Chicago Bears say they are trying to buy Arlington Park

Chicago Bears say they are trying to buy Arlington Park
Photo: Jon Durr / Eclipse Sportswire

The Chicago Bears have taken a bold step toward rewriting the future of Arlington Park by confirming Thursday they have made a bid to buy the track from Churchill Downs Inc., presumably to replace it with a new stadium.

"We recently submitted a bid to purchase the Arlington International Racecourse property," Bears president Ted Phillips said in a team statement. "It's our obligation to explore every possible option to ensure we're doing what's best for our organization and its future. If selected, this step allows us to further evaluate the property and its potential."

The Bears, who have played at Chicago's Soldier Field since 1971, are said to be exploring options for a possible new stadium. The 326-acre site in Arlington Heights is 25 miles northwest of Soldier Field.

Following the announcement from the Bears, Chicago Mayor Lori Lightfoot downplayed the development. She referred to the bid as "a negotiating tactic that the Bears have used before" in order to secure improvements to Soldier Field. Opened in 1924, Soldier Field last underwent a major renovation in 2002.

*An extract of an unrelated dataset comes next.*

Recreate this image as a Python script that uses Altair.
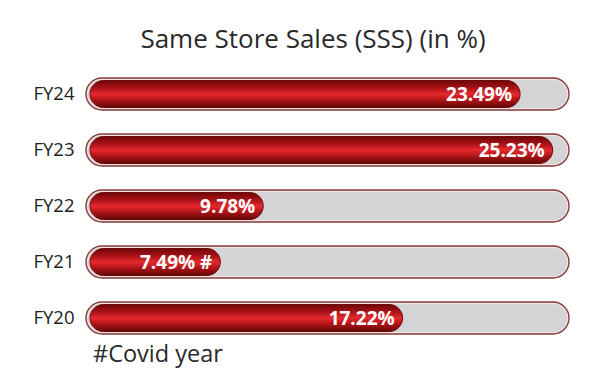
import altair as alt
import pandas as pd

years = ["FY24", "FY23", "FY22", "FY21", "FY20"]
sss = [23.49, 25.23, 9.78, 7.49, 17.22]
labels = ["23.49%", "25.23%", "9.78%", "7.49% #", "17.22%"]
track_max = 26.1
title_text = "Same Store Sales (SSS) (in %)"
footnote = "#Covid year"

df = pd.DataFrame({"year": years, "value": sss, "label": labels, "track": [track_max] * len(years)})

FONT = "Open Sans"
W, H = 489, 280

y_enc = alt.Y("year:N", sort=years,
              scale=alt.Scale(paddingInner=0, paddingOuter=0),
              axis=alt.Axis(title=None, domain=False, ticks=False, grid=False, labelPadding=6,
                            labelFont=FONT, labelFontSize=18.5, labelColor="#222222"))
y_plain = alt.Y("year:N", sort=years)
x_scale = alt.Scale(domain=[0, track_max], nice=False, zero=True)

base = alt.Chart(df)

track = base.mark_bar(size=32, cornerRadius=16, fill="#d4d4d6", stroke="#8a3a37",
                      strokeWidth=1.4, xOffset=6).encode(
    y=y_enc,
    x=alt.X("zero:Q", scale=x_scale, axis=None),
    x2="track:Q",
).transform_calculate(zero="0")

track_inner = base.mark_bar(size=29, cornerRadius=14.5, fill="transparent", stroke="#f6e4e2",
                            strokeWidth=1, xOffset=7.5, x2Offset=-1.5).encode(
    y=y_plain,
    x=alt.X("zero:Q", scale=x_scale, axis=None),
    x2="track:Q",
).transform_calculate(zero="0")

red_grad = alt.Gradient(
    gradient="linear",
    stops=[
        alt.GradientStop(color="#6a0707", offset=0),
        alt.GradientStop(color="#b01418", offset=0.3),
        alt.GradientStop(color="#e52a2e", offset=0.5),
        alt.GradientStop(color="#b01418", offset=0.72),
        alt.GradientStop(color="#620606", offset=1),
    ],
    x1=0, x2=0, y1=0, y2=1,
)

bars = base.mark_bar(size=27, cornerRadius=13.5, color=red_grad, stroke="#6e0a0a",
                     strokeWidth=1, xOffset=10).encode(
    y=y_plain,
    x=alt.X("zero:Q", scale=x_scale, axis=None),
    x2="value:Q",
).transform_calculate(zero="0")

text = base.mark_text(align="right", baseline="middle", dx=-8, dy=1, color="white",
                      font=FONT, fontWeight="bold", fontSize=19).encode(
    y=y_plain,
    x=alt.X("value:Q", scale=x_scale, axis=None),
    text="label:N",
)

title = alt.Chart(pd.DataFrame({"t": [title_text]})).mark_text(
    align="center", baseline="alphabetic", font=FONT, fontSize=26, color="#2a2a2a"
).encode(x=alt.value(233), y=alt.value(-18), text="t:N")

foot = alt.Chart(pd.DataFrame({"t": [footnote]})).mark_text(
    align="left", baseline="middle", font=FONT, fontSize=23.5, color="#2a2a2a"
).encode(x=alt.value(13), y=alt.value(289), text="t:N")

chart = alt.layer(track, track_inner, bars, text, title, foot).properties(
    width=W, height=H,
    background="white",
    autosize=alt.AutoSizeParams(type="none"),
    padding={"left": 72, "top": 58, "right": 23, "bottom": 27},
).configure_view(stroke=None, strokeWidth=0).configure_axis(grid=False, domain=False)

chart.save("out.html", embed_options={"renderer": "svg", "actions": False})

Arlington Park would not be the first racetrack to be turned in to a football stadium if the Bears' bid is successful. The Los Angeles Coliseum was built on the site of a former racetrack in 1923. Most recently, SoFi Stadium in Inglewood, Calif., home of the Los Angeles Rams and Chargers, was built on the former site of Hollywood Park. 

The only other publicly known bid for Arlington Park came from a group headed by Roy Arnold, who served as president of the track from 2006 to 2011. Arnold's bid would include preserving the racecourse and adding a mid-sized arena "suitable to host a minor-league hockey team," an entertainment district, 300-unit housing development and 60 acres of industrial space. 

Parties interested in purchasing Arlington Park were required to submit bids by this week, per a deadline set by CDI. Arlington Heights mayor Thomas Hayes said Wednesday he had met with "less than 10" potential bidders, according to the Chicago Sun-Times.